Goodman Gallery, Cape Town
11.11 – 08.12.2018
The world is never as vivid as when we are waiting. Whether for the bus, for a friend, for a miracle, or in the more existential sense – for Godot, perhaps – waiting introduces us to a very particular mode of sensory sensitivity. We all wait, and it happens inside a limbo dimension of infinite potentials, where images, dreams, and urgent hopes pre-exist the reality that lurks on the other end. To wait is a collective process where a future is imagined, urged, and dragged in.
Sam Nhlengethwa’s Waiting spies on a number of scenes of waiting activity. Collage and paint works on canvas depict domestic spaces and impending family decisions, the anticipation of public events (and public unevents) and the moments before political moments. By pausing life at precise points where an action is in the pipelines and not yet in full existence, Nhlengethwa’s images seem all to be animated with a ton of potential outcome.
Waiting for an answer, a colour lithograph, is one of the more understated works in the body. Nhlengethwa’s cinematic style brings a certain drama to the image, which captures a moment clearly just before a relational shift, whether toward reconciliation, chaos, anger, or tenderness between the two characters. They sit together at an expansive wooden table – a hunched over, hatted figure who looks down at his own fidgety hands, and another, who stares straight ahead, considering the possible lives that may follow the answer that comes.
Nhlengethwa’s conceptual framework is intriguing in this regard, for the the audience is captured by multiple potentials, gazing at images where the anticipated objective will never be revealed. How strange to situate waiting as the subject, drawing the viewer into the prefigurative moment, asking us to stop and enter the void in which our own projections and political motivations are exposed.
Two works, titled Madiba waiting for his freedom and (somewhat insultingly) Winnie waiting for Madiba, open up the less-visited dialogue of what Nelson Mandela’s release from prison could have meant for South Africa. Before the damaging negotiations to end apartheid, and at the time Mandela was waiting to be released, there existed a million possible South Africas – and Azanias – in peoples’ minds. The works use now-iconic photographs of the late lovers within painted backgrounds; Mandela’s face behind bars, and Mama Winnie, stylish as always, placed in a still, solitary moment in a sparsely decorated room.
The power of the work is the way in which it wards off the inevitability of what actually followed Mandela’s release, opening up public opportunity to revisit our political desires without the pressure of certainty. We are invited to re-imagine a present – ironically, perhaps it is one where women are not perpetually understood as beings ‘in waiting’, or perhaps it is a present where socialist, decolonial politics have lead us to true independence. Perhaps it is a place where no one ever waits.
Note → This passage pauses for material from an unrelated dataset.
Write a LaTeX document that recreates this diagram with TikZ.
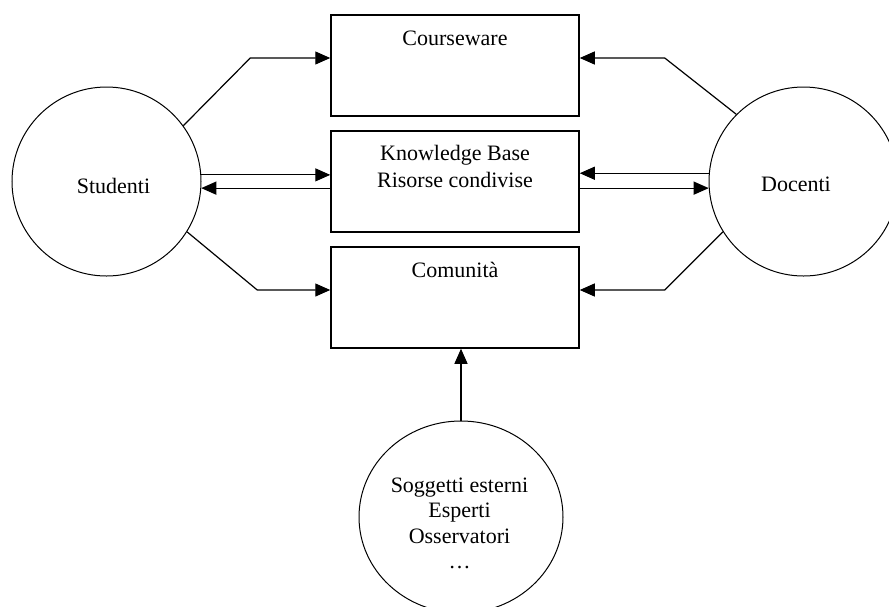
\documentclass[tikz,border=0pt]{standalone}
\usepackage{fontspec}
\setmainfont{Liberation Serif}
\usetikzlibrary{arrows.meta,shapes.geometric}
\begin{document}
\begin{tikzpicture}[x=1pt,y=-1pt,
  every node/.style={font=\fontsize{22}{27}\selectfont},
  box/.style={draw, line width=1.5pt, rectangle, minimum width=248pt, minimum height=101pt, inner sep=0pt},
  actor/.style={draw, line width=1pt, ellipse, inner sep=0pt},
  caption/.style={align=center, inner sep=0pt},
  link/.style={line width=1.2pt, -{Triangle[length=15pt,width=13pt]}},
]
\useasboundingbox (0,0) rectangle (889,606);
\fill[white] (0,0) rectangle (889,606);
\clip (0,0) rectangle (889,606);

% three central blocks
\node[box] (cw) at (455,65.5) {};
\node[box] (kb) at (455,181.5) {};
\node[box] (cm) at (455,297.5) {};
\node[caption] (cwt) at (455,38.5) {Courseware};
\node[caption] (kbt) at (455,166) {Knowledge Base\\Risorse condivise};
\node[caption] (cmt) at (455,269.5) {Comunità};

% actors
\node[actor, minimum width=189pt, minimum height=189pt] (st) at (106.5,181.5) {};
\node[actor, minimum width=189pt, minimum height=189pt] (dc) at (803.5,181.5) {};
\node[actor, minimum width=204pt, minimum height=192pt] (ex) at (461,517) {};
\node[caption] (stt) at (113.5,185.5) {Studenti};
\node[caption] (dct) at (796,184.5) {Docenti};
\node[caption, font=\fontsize{22}{25.3}\selectfont] (ext) at (459.5,523.5)
  {Soggetti esterni\\Esperti\\Osservatori\\…};

% Studenti links
\draw[link] (st.36.7) -- ([xshift=-80pt,yshift=7.5pt]cw.west) -- ([yshift=7.5pt]cw.west);
\draw[link] (st.4.55) -- (st.4.55 -| kb.west);
\draw[link] (kb.west |- st.-4.55) -- (st.-4.55);
\draw[link] (st.-32.6) -- ([xshift=-73pt,yshift=7.5pt]cm.west) -- ([yshift=7.5pt]cm.west);

% Docenti links
\draw[link] (dc.135) -- ([xshift=85pt,yshift=7.5pt]cw.east) -- ([yshift=7.5pt]cw.east);
\draw[link] (dc.175.45) -- (dc.175.45 -| kb.east);
\draw[link] (kb.east |- dc.184.55) -- (dc.184.55);
\draw[link] (dc.212) -- ([xshift=85pt,yshift=7.5pt]cm.east) -- ([yshift=7.5pt]cm.east);

% external subjects
\draw[link] (ex.north) -- (ex.north |- cm.south);
\end{tikzpicture}
\end{document}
For waiting should not only be understood as a universal activity. Through Nhlengethwa’s frequent focus on the waiting(s) of the black working class – for transport, for jobs, for medical attention, for urgent help – the show hints at the notion of waiting not just as a neutral verb, but also as a market-driven force that actively dispossesses marginalised people of their time.
The tragic, perilous wait of six mineworkers in dangerous conditions is illustrated in the three-part work Waiting to be rescued I and II, and finally, The Phalaborwa Six. The images reference a recent, deeply horrifying history, where miners in Limpopo, instructed to await rescue from fire in an underground refuge chamber, died deep underground, waiting to receive the help that would only arrive many hours too late. This theft of time from workers underlines the politics of the capitalist framework, where ability to escape the sometimes deadly act of waiting is bought and sold, and rarely given freely.
The barbed wire and barred windows of South African homes, newspaper headlines chatting Zuma-this and EFF-that, paintings adorning interior walls, and tiny pieces of litter dotting the street… These are the details that Nhlengethwa sneaks into the backgrounds of his urban scenes, at times, perhaps in order to hint at the political framing of ‘the wait’, and at others, simply illustrating the nuances of human moments in the between.
If we choose to frame waiting as a practice worth meditating on – worth historicising – it can become a deeply philosophical thinking space. Waiting can be understood as an endless landscape, holding all possible futures upon its surface. From the mundanity of waiting for traffic lights to change, to the significance of waiting for a baby to enter into the world, waiting might be the place of all potential universes – the place before it all comes crashing down.